Outro mal-entendido sobre a não-rivalidade é a acusação anti-intelectual de apropriação cultural. Traços culturais, que vão da moda à música, arte, linguagem, inovações ou tradições, são coisas sem dono e intangíveis. No entanto, os progressistas woke não esclarecidos do mundo decidiram que todas as características pertencem (para sempre?) a qualquer grupo que as tenha exercido historicamente.

O que eles ignoram é o conceito econômico básico de rivalidade. Meu uso do inglês – uma língua que não é minha língua materna e da qual me “apropriei” completamente – não impede de forma alguma que outra pessoa use o inglês ou mude o inglês da maneira que preferir (pense em neologismos de adolescentes). O fato de eu aplicar uma receita de décadas atrás no jantar desta noite não tira de forma alguma o prazer de usar a mesma receita. Meu uso da dança, da música ou do sistema de crenças de alguma tribo distante não os impede de forma alguma de dançar, cantar ou acreditar na mesma coisa.

As expressões culturais não têm dono, não têm um proprietário e, mais importante, são ilimitadas. Elas não são rivais no sentido de bens públicos, pois qualquer um pode usar um chapéu mexicano, cultivar dreads, orar a um Deus estrangeiro, tocar os instrumentos tradicionais de alguma tribo distante ou praticar ioga.

Acontece repetidamente que – de forma totalmente hipotética, é claro – uma jovem mulher anticapitalista e woke reclama de alguma característica do ioga moderno, tal como é praticado no Ocidente.

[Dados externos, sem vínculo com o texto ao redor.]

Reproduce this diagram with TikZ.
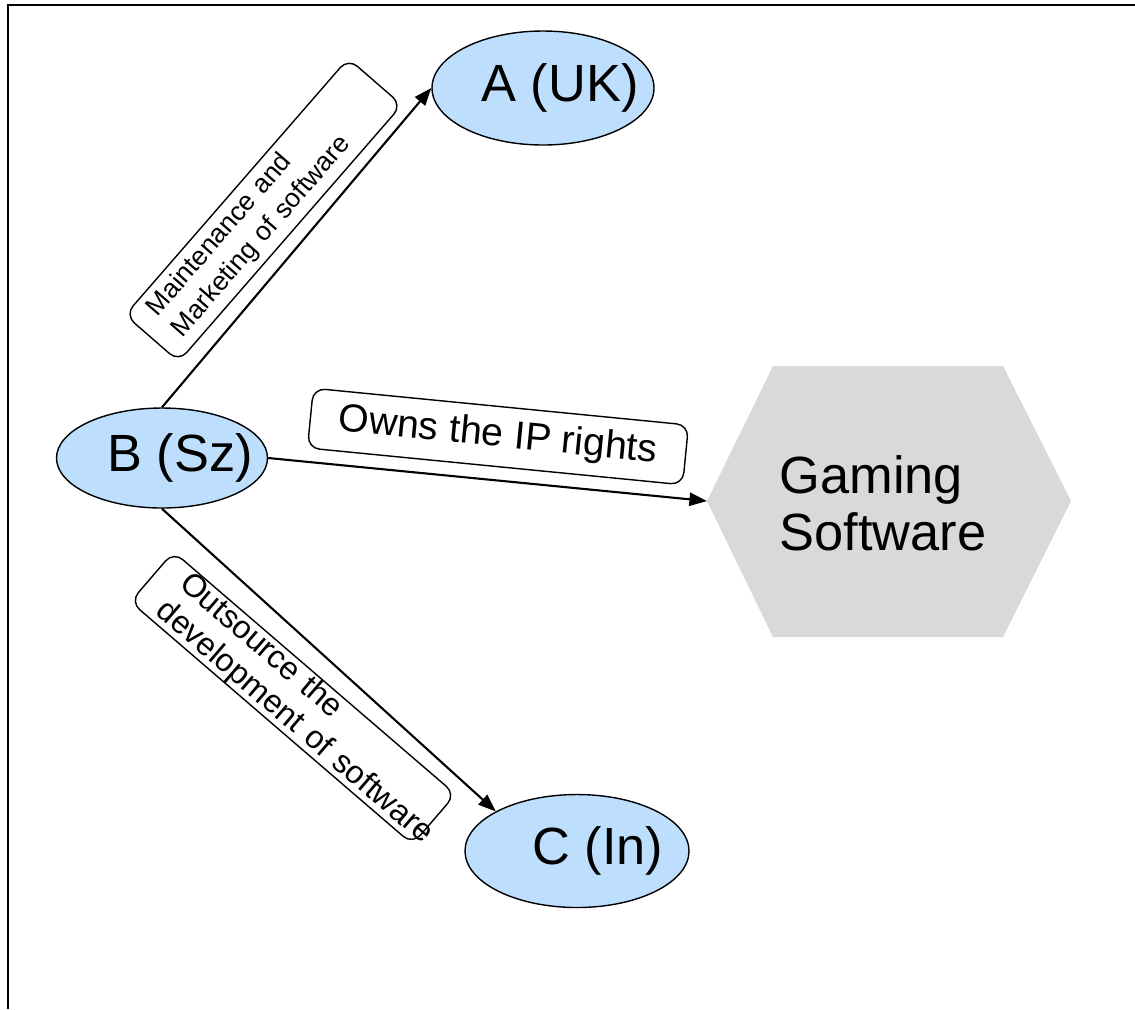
\documentclass[tikz,border=0pt]{standalone}
\usepackage{fontspec}
\setmainfont{Liberation Sans}
\usetikzlibrary{shapes.geometric, arrows.meta}
\definecolor{partyBlue}{HTML}{BDDFFD}
\definecolor{assetGrey}{HTML}{D9D9D9}
\newlength\pxu
\setlength\pxu{0.02cm}
\tikzset{
    party/.style={ellipse, draw, fill=partyBlue, line width=0.8pt, inner sep=0pt},
    tagbox/.style={draw, fill=white, rounded corners=12\pxu, line width=0.8pt, inner ysep=0pt},
    flow/.style={-{Triangle[length=10pt,width=7.5pt]}, line width=1.2pt},
    bigtext/.style={font=\fontsize{29.8pt}{32.5pt}\selectfont},
}

\begin{document}
\begin{tikzpicture}[x=0.02cm, y=-0.02cm]
    \useasboundingbox (0,0) rectangle (1135,1009);
    \draw[line width=1.4pt] (8,1009) -- (8,5) -- (1135,5);
    \node[party, minimum width=222\pxu, minimum height=114\pxu,
        label={[bigtext, xshift=17\pxu]center:{A (UK)}}] (a) at (543,88) {};
    \node[party, minimum width=211\pxu, minimum height=100\pxu,
        label={[bigtext, xshift=18\pxu]center:{B (Sz)}}] (b) at (162,458) {};
    \node[party, minimum width=224\pxu, minimum height=113\pxu,
        label={[bigtext, xshift=21\pxu]center:{C (In)}}] (c) at (577,851) {};
    \coordinate (hexW) at (707,501);
    \fill[assetGrey] (hexW) -- (773,366) -- (1003,366) -- (1071,501)
        -- (1003,637) -- (773,637) -- cycle;
    \node[bigtext, align=left] (gs) at (883,503) {Gaming\\Software};
    \draw[flow] (b.north) -- (a.west);
    \draw[flow] (b.east) -- (hexW);
    \draw[flow] (b.south) -- (c.154);
    \node[tagbox, rotate=49, minimum width=340\pxu, minimum height=71\pxu,
        text width=300\pxu, inner xsep=20\pxu, align=left,
        font=\fontsize{15.1pt}{18.6pt}\selectfont] (mm) at (263.5,210)
        {Maintenance and\\Marketing of software};
    \node[tagbox, rotate=-40.7, minimum width=372\pxu, minimum height=64\pxu,
        text width=320\pxu, inner xsep=26\pxu, align=left,
        font=\fontsize{18.3pt}{20.5pt}\selectfont] (os) at (293,698)
        {Outsource the\\\mbox{development of software}};
    \node[tagbox, rotate=-5.6, minimum width=377\pxu, minimum height=60\pxu,
        font=\fontsize{22.3pt}{24pt}\selectfont] (ip) at (498,436.5)
        {Owns the IP rights};
\end{tikzpicture}
\end{document}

Todos nós conhecemos a personagem (se não, o recente acesso de Anita Chaudhuri no jornal britânico The Guardian pode servir como uma boa aproximação).

Suada por causa de uma aula com dezenas de outros estudantes com ideias semelhantes e culturalmente sensíveis, o compromisso dessa hipotética mulher de não se apropriar culturalmente de algo que outros humanos já fizeram é minado pelo menos três vezes pelas suas próprias ações. Primeiro, ela fala inglês, uma língua que se apropriou culturalmente de palavras de todos os lugares, desde o nórdico antigo até as línguas frísia, normanda e germânica (sem mencionar sua exportação para todo o mundo no século passado).

Em segundo lugar, ela acabou de sair de uma sequência física, semelhante à aeróbica, de fluxos acelerados que muitas pessoas no Ocidente tratam como um treino físico; isso é precisamente o que o ioga não foi durante a maior parte de seus cinco mil anos de história. Terceiro, ela é uma mulher (as mulheres aparecem apenas escassamente nos registros históricos da ioga), e sua prática dessa arte antiga teria sido desprezada pela maioria das culturas que ela procura defender.

As contradições performáticas são poderosas, mas a lição é mais ampla: uma prática – como ioga, receitas de comida, moda ou músicas –, feita em qualquer época, lugar ou povo, não pertence a ninguém. São bens não rivais. Eles podem mudar e incorporar coisas diferentes de qualquer outra coisa na vasta gama de tradições emergentes, culturais e artísticas da humanidade. As sinfonias de Mozart não precisam ser executadas apenas por europeus brancos nos esplêndidos salões de Viena; os carros e a cultura automobilística não são controlados apenas pela demografia que contribuiu para a sua invenção. Ninguém é dono de culturas; ninguém governa as culturas; e ninguém pode impedi-lo de usá-las. Portanto, você pode misturá-las e alterá-las da maneira que desejar.

Alguém poderia pensar que o tipo de pessoa em sintonia com a celebração da diversidade, elogiando a tolerância pelas diferenças uns dos outros e abraçando os caldeirões deveria entender isso. Infelizmente, não.